▶ _Directions for this task_: Return the lines that follow, exactly as they appear, from the first through the one containing "16, 18, 20]"; no pictures are to be included.

▶ _Given data_:

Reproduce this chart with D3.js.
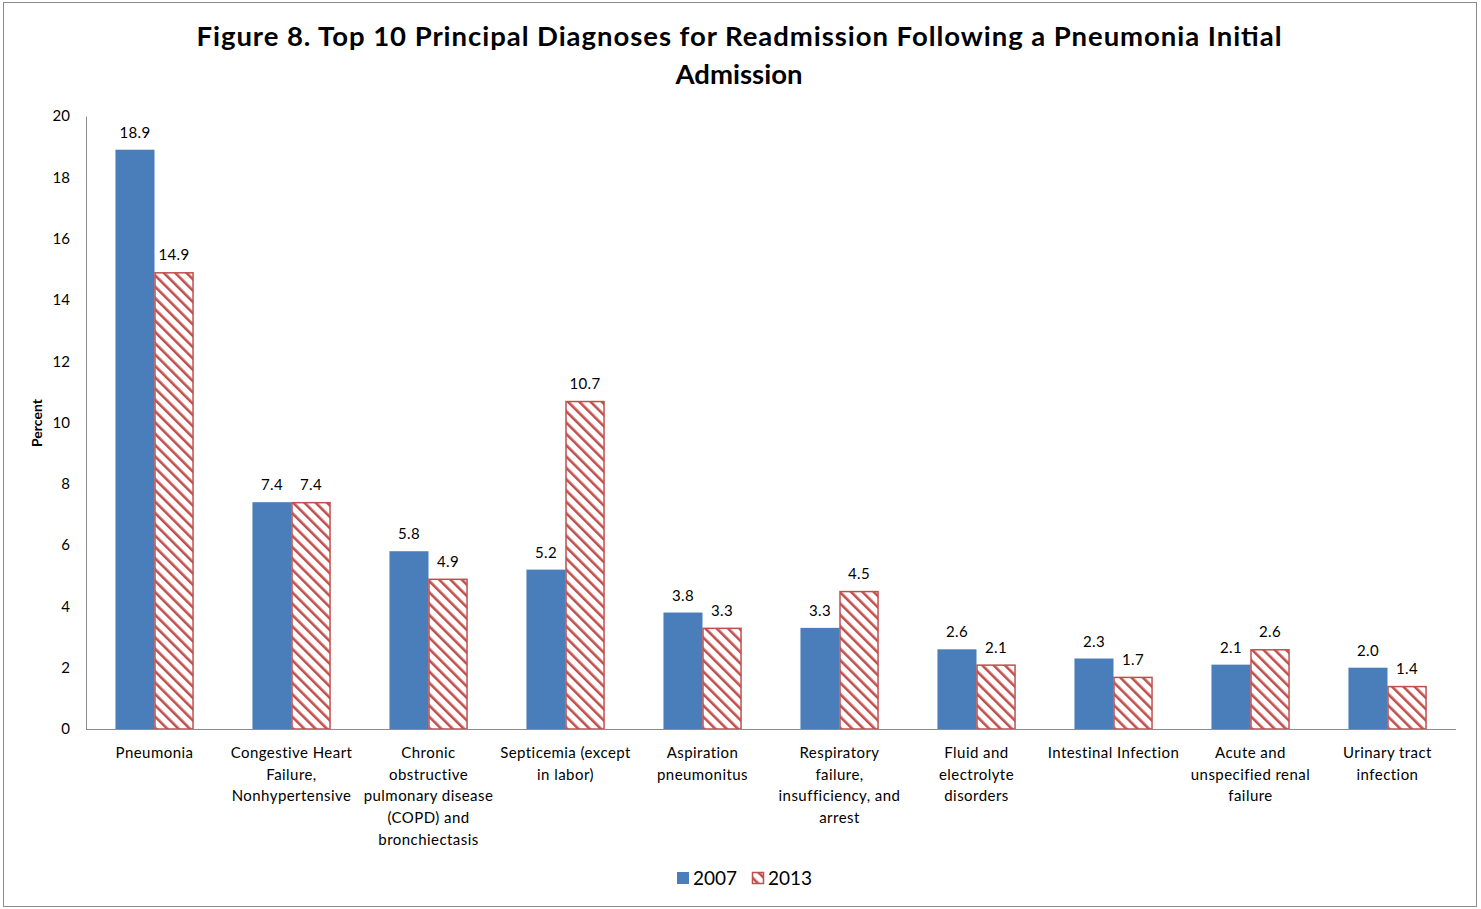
<!DOCTYPE html>
<html>
<head>
<meta charset="utf-8">
<script src="https://cdn.jsdelivr.net/npm/d3@7"></script>
<style>
  body { margin: 0; background: #fff; }
  svg { display: block; font-family: Lato, "Open Sans", sans-serif; }
</style>
</head>
<body>
<svg id="chart"></svg>
<script>
const categories = [
  ['Pneumonia'],
  ['Congestive Heart', 'Failure,', 'Nonhypertensive'],
  ['Chronic', 'obstructive', 'pulmonary disease', '(COPD) and', 'bronchiectasis'],
  ['Septicemia (except', 'in labor)'],
  ['Aspiration', 'pneumonitus'],
  ['Respiratory', 'failure,', 'insufficiency, and', 'arrest'],
  ['Fluid and', 'electrolyte', 'disorders'],
  ['Intestinal Infection'],
  ['Acute and', 'unspecified renal', 'failure'],
  ['Urinary tract', 'infection']
]
const series = ['2007', '2013']
const values2007 = [18.9, 7.4, 5.8, 5.2, 3.8, 3.3, 2.6, 2.3, 2.1, 2.0]
const values2013 = [14.9, 7.4, 4.9, 10.7, 3.3, 4.5, 2.1, 1.7, 2.6, 1.4]
const yTicks = [0, 2, 4, 6, 8, 10, 12, 14, 16, 18, 20]

const W = 1481, H = 909
const margin = {top: 116, right: 25, bottom: 180, left: 86}
const blue = '#4a7ebb', red = '#c0504d'

const svg = d3.select('#chart').attr('width', W).attr('height', H)

// diagonal hatch, lines running top-left to bottom-right
const defs = svg.append('defs')
const pat = defs.append('pattern')
  .attr('id', 'hatch')
  .attr('patternUnits', 'userSpaceOnUse')
  .attr('width', 8).attr('height', 8)
  .attr('patternTransform', 'rotate(-45)')
pat.append('rect').attr('width', 8).attr('height', 8).attr('fill', '#fff')
pat.append('rect').attr('x', 0).attr('width', 2.6).attr('height', 8).attr('fill', red)

// outer border
svg.append('rect')
  .attr('x', 3.5).attr('y', 2.5)
  .attr('width', 1473).attr('height', 904)
  .attr('fill', 'none').attr('stroke', '#8c8c8c').attr('stroke-width', 1)

// title
const title = svg.append('text')
  .attr('text-anchor', 'middle')
  .attr('font-weight', 'bold').attr('font-size', 27.5)
  .attr('fill', '#000')
title.append('tspan').attr('x', 739).attr('y', 46)
  .attr('textLength', 1085).attr('lengthAdjust', 'spacing')
  .text('Figure 8. Top 10 Principal Diagnoses for Readmission Following a Pneumonia Initial')
title.append('tspan').attr('x', 739).attr('y', 84).text('Admission')

const x = d3.scaleBand()
  .domain(d3.range(categories.length))
  .range([margin.left, margin.left + 1370])
  .paddingInner(0.43).paddingOuter(0.215)
const xs = d3.scaleBand().domain(series).range([0, x.bandwidth()])

const y = d3.scaleLinear().domain([0, 20]).range([729, 116])

// y axis
const yAxis = svg.append('g')
  .attr('transform', `translate(${margin.left},0)`)
  .call(d3.axisLeft(y).tickValues(yTicks).tickSize(0).tickPadding(16))
yAxis.select('.domain').attr('stroke', '#8c8c8c')
yAxis.selectAll('text').attr('font-size', 15).attr('fill', '#000')
  .attr('font-family', 'Lato, "Open Sans", sans-serif')

svg.append('text')
  .attr('transform', 'translate(42,423) rotate(-90)')
  .attr('text-anchor', 'middle')
  .attr('font-weight', 'bold').attr('font-size', 14)
  .text('Percent')

// bars
const rows = categories.map((c, i) => ({i, v: [values2007[i], values2013[i]]}))
const groups = svg.append('g').selectAll('g')
  .data(rows).join('g')
  .attr('transform', d => `translate(${x(d.i)},0)`)

groups.selectAll('rect')
  .data(d => series.map((s, k) => ({s, v: d.v[k]})))
  .join('rect')
  .attr('x', d => xs(d.s) + (d.s === '2013' ? 0.5 : 0))
  .attr('y', d => y(d.v) + (d.s === '2013' ? 0.5 : 0))
  .attr('width', d => xs.bandwidth() - (d.s === '2013' ? 1 : 0))
  .attr('height', d => y(0) - y(d.v) - (d.s === '2013' ? 0.5 : 0))
  .attr('fill', d => d.s === '2007' ? blue : 'url(#hatch)')
  .attr('stroke', d => d.s === '2007' ? 'none' : red)
  .attr('stroke-width', 1.5)

groups.selectAll('text.val')
  .data(d => series.map((s, k) => ({s, v: d.v[k]})))
  .join('text')
  .attr('class', 'val')
  .attr('x', d => xs(d.s) + xs.bandwidth() / 2)
  .attr('y', d => y(d.v) - 12)
  .attr('text-anchor', 'middle')
  .attr('font-size', 15)
  .attr('letter-spacing', 0.3)
  .text(d => d.v.toFixed(1))

// x axis line
svg.append('line')
  .attr('x1', margin.left).attr('x2', margin.left + 1370)
  .attr('y1', 729.5).attr('y2', 729.5)
  .attr('stroke', '#8c8c8c')

// category labels
const catText = svg.append('g').selectAll('text')
  .data(categories).join('text')
  .attr('text-anchor', 'middle')
  .attr('font-size', 15)
  .attr('letter-spacing', 0.45)
catText.selectAll('tspan')
  .data((d, i) => d.map(line => ({line, i})))
  .join('tspan')
  .attr('x', d => x(d.i) + x.bandwidth() / 2)
  .attr('y', (d, j) => 758 + j * 21.7)
  .text(d => d.line)

// legend
const legend = svg.append('g').attr('transform', 'translate(677,872)')
legend.append('rect').attr('width', 12).attr('height', 12).attr('fill', blue)
legend.append('text').attr('x', 16).attr('y', 12.5).attr('font-size', 19).text('2007')
legend.append('rect').attr('x', 75.5).attr('y', 0.5).attr('width', 11).attr('height', 11)
  .attr('fill', 'url(#hatch)').attr('stroke', red).attr('stroke-width', 1.5)
legend.append('text').attr('x', 91).attr('y', 12.5).attr('font-size', 19).text('2013')
</script>
</body>
</html>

▶ _Response to the exercise_:
Reproduce this chart with D3.js.
<!DOCTYPE html>
<html>
<head>
<meta charset="utf-8">
<script src="https://cdn.jsdelivr.net/npm/d3@7"></script>
<style>
  body { margin: 0; background: #fff; }
  svg { display: block; font-family: Lato, "Open Sans", sans-serif; }
</style>
</head>
<body>
<svg id="chart"></svg>
<script>
const categories = [
  ['Pneumonia'],
  ['Congestive Heart', 'Failure,', 'Nonhypertensive'],
  ['Chronic', 'obstructive', 'pulmonary disease', '(COPD) and', 'bronchiectasis'],
  ['Septicemia (except', 'in labor)'],
  ['Aspiration', 'pneumonitus'],
  ['Respiratory', 'failure,', 'insufficiency, and', 'arrest'],
  ['Fluid and', 'electrolyte', 'disorders'],
  ['Intestinal Infection'],
  ['Acute and', 'unspecified renal', 'failure'],
  ['Urinary tract', 'infection']
]
const series = ['2007', '2013']
const values2007 = [18.9, 7.4, 5.8, 5.2, 3.8, 3.3, 2.6, 2.3, 2.1, 2.0]
const values2013 = [14.9, 7.4, 4.9, 10.7, 3.3, 4.5, 2.1, 1.7, 2.6, 1.4]
const yTicks = [0, 2, 4, 6, 8, 10, 12, 14, 16, 18, 20]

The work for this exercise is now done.